Featured Post

Friday, December 11, 2015

Trees

I was very fortunate to know and hang out with some really good pilots in the early days.  They instilled good, tough attitudes in me from the very beginning.  Harold Bennett, my first instructor, the WW II bomber pilot, did this no less than any other.  However, we are all susceptible to making mistakes.  You just try to keep them small and to a minimum in number.

Harold made several big ones all in one day.  He had not flown for many years after the war and had to go back through all the training for his instructor rating, etc.  After I had flown with him, he got his instrument rating again.  Instrument flying is something that needs to be practiced regularly to maintain skills.




I'm not sure how much instrument flying Harold had been doing before his fateful day, but heard it was not much.  He agreed to fly a couple guys on a business trip in a Mooney, a plane he had not flown much.  It belonged to one of the other members of the Condor Aero Club.  I think the trip was not exactly a legal charter trip.  You could get away with this kind of stuff, if you claimed you were giving flight instruction to one of the passengers.

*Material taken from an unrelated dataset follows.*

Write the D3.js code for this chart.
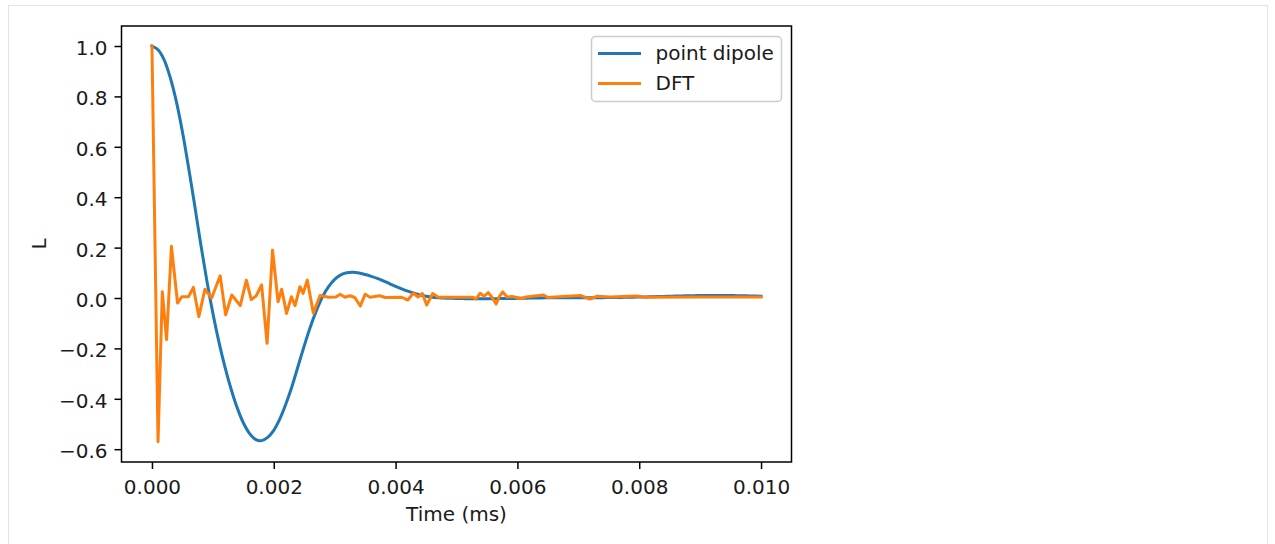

One of the problems with business trips is that the weather does not always cooperate.  The men arrived at the Zelionople airport on a very foggy morning.  The airport which was down in a hole, was surrounded by lots of hills. These were obscured by the fog.




Harold probably should have canceled the trip, but must have felt lots of pressure to go.  I can only speculate as to why he would do that.

He took off to the north and failed to out climb a gradually ascending slope to the ride of the departure path.  The Mooney hit the trees and crashed to the ground in flames.  All on board were killed.

I'm not exactly sure when this crash fit into my time table, but it was certainly during my time at Butler Graham Airport.